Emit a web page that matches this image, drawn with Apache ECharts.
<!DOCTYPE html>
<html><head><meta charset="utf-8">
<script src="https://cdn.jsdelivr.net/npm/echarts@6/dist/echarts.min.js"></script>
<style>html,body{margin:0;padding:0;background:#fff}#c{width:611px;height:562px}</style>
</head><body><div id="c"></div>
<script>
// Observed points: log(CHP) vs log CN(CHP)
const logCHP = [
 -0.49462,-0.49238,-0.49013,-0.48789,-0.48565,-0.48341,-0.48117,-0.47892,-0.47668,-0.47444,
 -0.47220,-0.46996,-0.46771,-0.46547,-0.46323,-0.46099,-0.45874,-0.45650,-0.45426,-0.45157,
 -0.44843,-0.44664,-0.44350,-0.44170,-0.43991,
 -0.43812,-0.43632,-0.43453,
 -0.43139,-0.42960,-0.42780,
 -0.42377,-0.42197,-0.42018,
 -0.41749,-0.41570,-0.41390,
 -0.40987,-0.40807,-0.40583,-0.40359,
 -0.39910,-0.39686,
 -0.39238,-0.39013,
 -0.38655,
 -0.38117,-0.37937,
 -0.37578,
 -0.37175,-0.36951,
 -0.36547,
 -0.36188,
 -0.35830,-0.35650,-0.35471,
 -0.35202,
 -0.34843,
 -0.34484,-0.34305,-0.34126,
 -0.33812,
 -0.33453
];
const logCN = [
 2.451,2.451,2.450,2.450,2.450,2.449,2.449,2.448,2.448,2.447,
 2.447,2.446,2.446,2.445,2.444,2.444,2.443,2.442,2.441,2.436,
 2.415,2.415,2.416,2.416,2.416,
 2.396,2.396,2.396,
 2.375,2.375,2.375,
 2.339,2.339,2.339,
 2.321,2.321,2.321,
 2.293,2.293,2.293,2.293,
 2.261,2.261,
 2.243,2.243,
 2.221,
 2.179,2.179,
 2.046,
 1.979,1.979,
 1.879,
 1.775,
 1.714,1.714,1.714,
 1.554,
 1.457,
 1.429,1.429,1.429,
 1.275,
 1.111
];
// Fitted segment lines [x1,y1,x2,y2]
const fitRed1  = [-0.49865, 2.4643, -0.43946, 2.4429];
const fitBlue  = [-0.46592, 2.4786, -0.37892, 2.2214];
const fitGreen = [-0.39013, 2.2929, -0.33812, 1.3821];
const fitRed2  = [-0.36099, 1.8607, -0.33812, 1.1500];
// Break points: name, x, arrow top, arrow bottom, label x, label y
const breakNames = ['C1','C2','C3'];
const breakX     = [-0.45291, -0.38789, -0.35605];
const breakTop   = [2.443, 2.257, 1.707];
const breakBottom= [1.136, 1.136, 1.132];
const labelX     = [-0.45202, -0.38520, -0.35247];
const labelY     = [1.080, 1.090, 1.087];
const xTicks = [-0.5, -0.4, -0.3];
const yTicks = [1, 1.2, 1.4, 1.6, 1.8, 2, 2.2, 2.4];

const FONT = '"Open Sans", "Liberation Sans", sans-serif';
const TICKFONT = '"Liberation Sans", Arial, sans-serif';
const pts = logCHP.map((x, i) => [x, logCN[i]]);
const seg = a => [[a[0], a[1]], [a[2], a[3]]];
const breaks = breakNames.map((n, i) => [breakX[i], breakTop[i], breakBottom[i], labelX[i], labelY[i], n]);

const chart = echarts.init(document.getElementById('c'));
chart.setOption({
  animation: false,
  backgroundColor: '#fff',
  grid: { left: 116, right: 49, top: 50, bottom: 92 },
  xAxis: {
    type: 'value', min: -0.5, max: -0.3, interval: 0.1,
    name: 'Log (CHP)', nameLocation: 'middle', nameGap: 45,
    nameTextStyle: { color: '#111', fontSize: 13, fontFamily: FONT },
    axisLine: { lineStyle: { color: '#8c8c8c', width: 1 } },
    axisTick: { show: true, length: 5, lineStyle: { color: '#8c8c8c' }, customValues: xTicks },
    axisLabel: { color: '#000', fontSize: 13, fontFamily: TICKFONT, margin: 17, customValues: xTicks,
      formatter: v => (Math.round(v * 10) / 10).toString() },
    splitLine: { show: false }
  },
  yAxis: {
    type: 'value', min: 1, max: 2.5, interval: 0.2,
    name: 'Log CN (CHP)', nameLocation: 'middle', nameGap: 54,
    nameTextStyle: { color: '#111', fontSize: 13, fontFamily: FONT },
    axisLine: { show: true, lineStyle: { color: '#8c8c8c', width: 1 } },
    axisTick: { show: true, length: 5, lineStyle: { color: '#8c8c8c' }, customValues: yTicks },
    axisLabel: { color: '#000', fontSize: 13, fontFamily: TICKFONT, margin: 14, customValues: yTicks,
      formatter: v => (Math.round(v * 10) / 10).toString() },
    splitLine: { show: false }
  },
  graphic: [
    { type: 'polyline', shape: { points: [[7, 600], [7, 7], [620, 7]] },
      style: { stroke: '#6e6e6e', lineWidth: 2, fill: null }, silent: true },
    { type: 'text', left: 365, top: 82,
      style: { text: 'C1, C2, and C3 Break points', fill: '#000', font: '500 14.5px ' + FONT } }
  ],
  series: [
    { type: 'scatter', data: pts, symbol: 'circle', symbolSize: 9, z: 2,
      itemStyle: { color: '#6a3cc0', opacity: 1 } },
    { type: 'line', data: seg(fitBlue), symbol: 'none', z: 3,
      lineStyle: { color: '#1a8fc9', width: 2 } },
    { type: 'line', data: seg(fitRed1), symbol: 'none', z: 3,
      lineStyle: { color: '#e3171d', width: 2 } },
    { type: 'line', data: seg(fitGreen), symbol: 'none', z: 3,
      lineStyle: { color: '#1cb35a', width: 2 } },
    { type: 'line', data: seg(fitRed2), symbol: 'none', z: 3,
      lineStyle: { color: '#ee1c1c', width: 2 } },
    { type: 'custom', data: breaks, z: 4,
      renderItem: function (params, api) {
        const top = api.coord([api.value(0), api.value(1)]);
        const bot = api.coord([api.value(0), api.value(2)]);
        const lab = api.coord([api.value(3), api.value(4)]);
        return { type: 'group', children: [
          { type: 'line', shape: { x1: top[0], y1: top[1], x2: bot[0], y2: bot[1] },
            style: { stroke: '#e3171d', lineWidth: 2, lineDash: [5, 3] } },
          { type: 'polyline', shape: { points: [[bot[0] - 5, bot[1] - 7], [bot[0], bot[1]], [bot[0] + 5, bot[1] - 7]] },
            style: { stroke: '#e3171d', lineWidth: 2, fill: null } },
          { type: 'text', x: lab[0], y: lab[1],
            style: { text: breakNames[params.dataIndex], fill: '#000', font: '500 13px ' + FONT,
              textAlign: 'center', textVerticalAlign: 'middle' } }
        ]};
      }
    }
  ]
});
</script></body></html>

■ **Short problem**: Nothing should be left out: repeat all of the data exactly.

■ **Response to the exercise**:
Emit a web page that matches this image, drawn with Apache ECharts.
<!DOCTYPE html>
<html><head><meta charset="utf-8">
<script src="https://cdn.jsdelivr.net/npm/echarts@6/dist/echarts.min.js"></script>
<style>html,body{margin:0;padding:0;background:#fff}#c{width:611px;height:562px}</style>
</head><body><div id="c"></div>
<script>
// Observed points: log(CHP) vs log CN(CHP)
const logCHP = [
 -0.49462,-0.49238,-0.49013,-0.48789,-0.48565,-0.48341,-0.48117,-0.47892,-0.47668,-0.47444,
 -0.47220,-0.46996,-0.46771,-0.46547,-0.46323,-0.46099,-0.45874,-0.45650,-0.45426,-0.45157,
 -0.44843,-0.44664,-0.44350,-0.44170,-0.43991,
 -0.43812,-0.43632,-0.43453,
 -0.43139,-0.42960,-0.42780,
 -0.42377,-0.42197,-0.42018,
 -0.41749,-0.41570,-0.41390,
 -0.40987,-0.40807,-0.40583,-0.40359,
 -0.39910,-0.39686,
 -0.39238,-0.39013,
 -0.38655,
 -0.38117,-0.37937,
 -0.37578,
 -0.37175,-0.36951,
 -0.36547,
 -0.36188,
 -0.35830,-0.35650,-0.35471,
 -0.35202,
 -0.34843,
 -0.34484,-0.34305,-0.34126,
 -0.33812,
 -0.33453
];
const logCN = [
 2.451,2.451,2.450,2.450,2.450,2.449,2.449,2.448,2.448,2.447,
 2.447,2.446,2.446,2.445,2.444,2.444,2.443,2.442,2.441,2.436,
 2.415,2.415,2.416,2.416,2.416,
 2.396,2.396,2.396,
 2.375,2.375,2.375,
 2.339,2.339,2.339,
 2.321,2.321,2.321,
 2.293,2.293,2.293,2.293,
 2.261,2.261,
 2.243,2.243,
 2.221,
 2.179,2.179,
 2.046,
 1.979,1.979,
 1.879,
 1.775,
 1.714,1.714,1.714,
 1.554,
 1.457,
 1.429,1.429,1.429,
 1.275,
 1.111
];
// Fitted segment lines [x1,y1,x2,y2]
const fitRed1  = [-0.49865, 2.4643, -0.43946, 2.4429];
const fitBlue  = [-0.46592, 2.4786, -0.37892, 2.2214];
const fitGreen = [-0.39013, 2.2929, -0.33812, 1.3821];
const fitRed2  = [-0.36099, 1.8607, -0.33812, 1.1500];
// Break points: name, x, arrow top, arrow bottom, label x, label y
const breakNames = ['C1','C2','C3'];
const breakX     = [-0.45291, -0.38789, -0.35605];
const breakTop   = [2.443, 2.257, 1.707];
const breakBottom= [1.136, 1.136, 1.132];
const labelX     = [-0.45202, -0.38520, -0.35247];
const labelY     = [1.080, 1.090, 1.087];
const xTicks = [-0.5, -0.4, -0.3];
const yTicks = [1, 1.2, 1.4, 1.6, 1.8, 2, 2.2, 2.4];

const FONT = '"Open Sans", "Liberation Sans", sans-serif';
const TICKFONT = '"Liberation Sans", Arial, sans-serif';
const pts = logCHP.map((x, i) => [x, logCN[i]]);
const seg = a => [[a[0], a[1]], [a[2], a[3]]];
const breaks = breakNames.map((n, i) => [breakX[i], breakTop[i], breakBottom[i], labelX[i], labelY[i], n]);

const chart = echarts.init(document.getElementById('c'));
chart.setOption({
  animation: false,
  backgroundColor: '#fff',
  grid: { left: 116, right: 49, top: 50, bottom: 92 },
  xAxis: {
    type: 'value', min: -0.5, max: -0.3, interval: 0.1,
    name: 'Log (CHP)', nameLocation: 'middle', nameGap: 45,
    nameTextStyle: { color: '#111', fontSize: 13, fontFamily: FONT },
    axisLine: { lineStyle: { color: '#8c8c8c', width: 1 } },
    axisTick: { show: true, length: 5, lineStyle: { color: '#8c8c8c' }, customValues: xTicks },
    axisLabel: { color: '#000', fontSize: 13, fontFamily: TICKFONT, margin: 17, customValues: xTicks,
      formatter: v => (Math.round(v * 10) / 10).toString() },
    splitLine: { show: false }
  },
  yAxis: {
    type: 'value', min: 1, max: 2.5, interval: 0.2,
    name: 'Log CN (CHP)', nameLocation: 'middle', nameGap: 54,
    nameTextStyle: { color: '#111', fontSize: 13, fontFamily: FONT },
    axisLine: { show: true, lineStyle: { color: '#8c8c8c', width: 1 } },
    axisTick: { show: true, length: 5, lineStyle: { color: '#8c8c8c' }, customValues: yTicks },
    axisLabel: { color: '#000', fontSize: 13, fontFamily: TICKFONT, margin: 14, customValues: yTicks,
      formatter: v => (Math.round(v * 10) / 10).toString() },
    splitLine: { show: false }
  },
  graphic: [
    { type: 'polyline', shape: { points: [[7, 600], [7, 7], [620, 7]] },
      style: { stroke: '#6e6e6e', lineWidth: 2, fill: null }, silent: true },
    { type: 'text', left: 365, top: 82,
      style: { text: 'C1, C2, and C3 Break points', fill: '#000', font: '500 14.5px ' + FONT } }
  ],
  series: [
    { type: 'scatter', data: pts, symbol: 'circle', symbolSize: 9, z: 2,
      itemStyle: { color: '#6a3cc0', opacity: 1 } },
    { type: 'line', data: seg(fitBlue), symbol: 'none', z: 3,
      lineStyle: { color: '#1a8fc9', width: 2 } },
    { type: 'line', data: seg(fitRed1), symbol: 'none', z: 3,
      lineStyle: { color: '#e3171d', width: 2 } },
    { type: 'line', data: seg(fitGreen), symbol: 'none', z: 3,
      lineStyle: { color: '#1cb35a', width: 2 } },
    { type: 'line', data: seg(fitRed2), symbol: 'none', z: 3,
      lineStyle: { color: '#ee1c1c', width: 2 } },
    { type: 'custom', data: breaks, z: 4,
      renderItem: function (params, api) {
        const top = api.coord([api.value(0), api.value(1)]);
        const bot = api.coord([api.value(0), api.value(2)]);
        const lab = api.coord([api.value(3), api.value(4)]);
        return { type: 'group', children: [
          { type: 'line', shape: { x1: top[0], y1: top[1], x2: bot[0], y2: bot[1] },
            style: { stroke: '#e3171d', lineWidth: 2, lineDash: [5, 3] } },
          { type: 'polyline', shape: { points: [[bot[0] - 5, bot[1] - 7], [bot[0], bot[1]], [bot[0] + 5, bot[1] - 7]] },
            style: { stroke: '#e3171d', lineWidth: 2, fill: null } },
          { type: 'text', x: lab[0], y: lab[1],
            style: { text: breakNames[params.dataIndex], fill: '#000', font: '500 13px ' + FONT,
              textAlign: 'center', textVerticalAlign: 'middle' } }
        ]};
      }
    }
  ]
});
</script></body></html>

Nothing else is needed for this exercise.